**** Supplied data
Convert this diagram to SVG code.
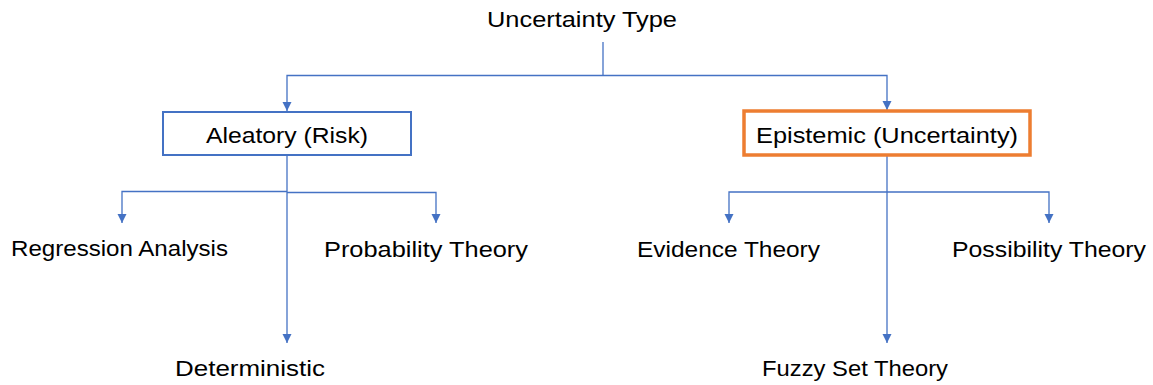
<svg xmlns="http://www.w3.org/2000/svg" width="1153" height="385" viewBox="0 0 1153 385">
  <style>
    .lbl { font-family: "Liberation Sans", Arial, sans-serif; font-size: 22px; fill: #000; text-anchor: middle; }
    .conn { fill: none; stroke: #4472C4; stroke-width: 1.3; }
  </style>
  <defs>
    <marker id="arrow" markerUnits="userSpaceOnUse" markerWidth="10" markerHeight="10" refX="9" refY="4.5" orient="auto">
      <path d="M0,0 L9,4.5 L0,9 z" fill="#4472C4"/>
    </marker>
  </defs>
  <rect width="1153" height="385" fill="#ffffff"/>

  <!-- connectors -->
  <g id="connectors">
    <path class="conn" d="M603,42 V75.5"/>
    <path class="conn" d="M603,75.5 H287 V111" marker-end="url(#arrow)"/>
    <path class="conn" d="M603,75.5 H887 V110" marker-end="url(#arrow)"/>
    <path class="conn" d="M287,155 V343" marker-end="url(#arrow)"/>
    <path class="conn" d="M287,191.5 H122 V223" marker-end="url(#arrow)"/>
    <path class="conn" d="M287,192.5 H436 V223" marker-end="url(#arrow)"/>
    <path class="conn" d="M887,156 V343" marker-end="url(#arrow)"/>
    <path class="conn" d="M887,192 H729 V223" marker-end="url(#arrow)"/>
    <path class="conn" d="M887,192 H1049 V223" marker-end="url(#arrow)"/>
  </g>

  <g id="root">
    <text class="lbl" x="582" y="27" textLength="190" lengthAdjust="spacingAndGlyphs">Uncertainty Type</text>
  </g>

  <g id="aleatory">
    <rect x="163" y="112" width="248" height="43" fill="#ffffff" stroke="#4472C4" stroke-width="2"/>
    <text class="lbl" x="287" y="143" textLength="162" lengthAdjust="spacingAndGlyphs">Aleatory (Risk)</text>
  </g>

  <g id="epistemic">
    <rect x="744" y="111" width="286" height="44" fill="#ffffff" stroke="#ED7D31" stroke-width="3.5"/>
    <text class="lbl" x="887" y="143" textLength="262" lengthAdjust="spacingAndGlyphs">Epistemic (Uncertainty)</text>
  </g>

  <g id="regression">
    <text class="lbl" x="119.5" y="256" textLength="217" lengthAdjust="spacingAndGlyphs">Regression Analysis</text>
  </g>

  <g id="probability">
    <text class="lbl" x="426" y="257" textLength="204" lengthAdjust="spacingAndGlyphs">Probability Theory</text>
  </g>

  <g id="deterministic">
    <text class="lbl" x="250" y="376" textLength="150" lengthAdjust="spacingAndGlyphs">Deterministic</text>
  </g>

  <g id="evidence">
    <text class="lbl" x="728.5" y="257" textLength="183" lengthAdjust="spacingAndGlyphs">Evidence Theory</text>
  </g>

  <g id="possibility">
    <text class="lbl" x="1049" y="257" textLength="194" lengthAdjust="spacingAndGlyphs">Possibility Theory</text>
  </g>

  <g id="fuzzy">
    <text class="lbl" x="855" y="376" textLength="186" lengthAdjust="spacingAndGlyphs">Fuzzy Set Theory</text>
  </g>
</svg>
********
> **Work required**: The material above must be printed exactly, with its pictures left out.

> **Response to the exercise**:
Convert this diagram to SVG code.
<svg xmlns="http://www.w3.org/2000/svg" width="1153" height="385" viewBox="0 0 1153 385">
  <style>
    .lbl { font-family: "Liberation Sans", Arial, sans-serif; font-size: 22px; fill: #000; text-anchor: middle; }
    .conn { fill: none; stroke: #4472C4; stroke-width: 1.3; }
  </style>
  <defs>
    <marker id="arrow" markerUnits="userSpaceOnUse" markerWidth="10" markerHeight="10" refX="9" refY="4.5" orient="auto">
      <path d="M0,0 L9,4.5 L0,9 z" fill="#4472C4"/>
    </marker>
  </defs>
  <rect width="1153" height="385" fill="#ffffff"/>

  <!-- connectors -->
  <g id="connectors">
    <path class="conn" d="M603,42 V75.5"/>
    <path class="conn" d="M603,75.5 H287 V111" marker-end="url(#arrow)"/>
    <path class="conn" d="M603,75.5 H887 V110" marker-end="url(#arrow)"/>
    <path class="conn" d="M287,155 V343" marker-end="url(#arrow)"/>
    <path class="conn" d="M287,191.5 H122 V223" marker-end="url(#arrow)"/>
    <path class="conn" d="M287,192.5 H436 V223" marker-end="url(#arrow)"/>
    <path class="conn" d="M887,156 V343" marker-end="url(#arrow)"/>
    <path class="conn" d="M887,192 H729 V223" marker-end="url(#arrow)"/>
    <path class="conn" d="M887,192 H1049 V223" marker-end="url(#arrow)"/>
  </g>

  <g id="root">
    <text class="lbl" x="582" y="27" textLength="190" lengthAdjust="spacingAndGlyphs">Uncertainty Type</text>
  </g>

  <g id="aleatory">
    <rect x="163" y="112" width="248" height="43" fill="#ffffff" stroke="#4472C4" stroke-width="2"/>
    <text class="lbl" x="287" y="143" textLength="162" lengthAdjust="spacingAndGlyphs">Aleatory (Risk)</text>
  </g>

  <g id="epistemic">
    <rect x="744" y="111" width="286" height="44" fill="#ffffff" stroke="#ED7D31" stroke-width="3.5"/>
    <text class="lbl" x="887" y="143" textLength="262" lengthAdjust="spacingAndGlyphs">Epistemic (Uncertainty)</text>
  </g>

  <g id="regression">
    <text class="lbl" x="119.5" y="256" textLength="217" lengthAdjust="spacingAndGlyphs">Regression Analysis</text>
  </g>

  <g id="probability">
    <text class="lbl" x="426" y="257" textLength="204" lengthAdjust="spacingAndGlyphs">Probability Theory</text>
  </g>

  <g id="deterministic">
    <text class="lbl" x="250" y="376" textLength="150" lengthAdjust="spacingAndGlyphs">Deterministic</text>
  </g>

  <g id="evidence">
    <text class="lbl" x="728.5" y="257" textLength="183" lengthAdjust="spacingAndGlyphs">Evidence Theory</text>
  </g>

  <g id="possibility">
    <text class="lbl" x="1049" y="257" textLength="194" lengthAdjust="spacingAndGlyphs">Possibility Theory</text>
  </g>

  <g id="fuzzy">
    <text class="lbl" x="855" y="376" textLength="186" lengthAdjust="spacingAndGlyphs">Fuzzy Set Theory</text>
  </g>
</svg>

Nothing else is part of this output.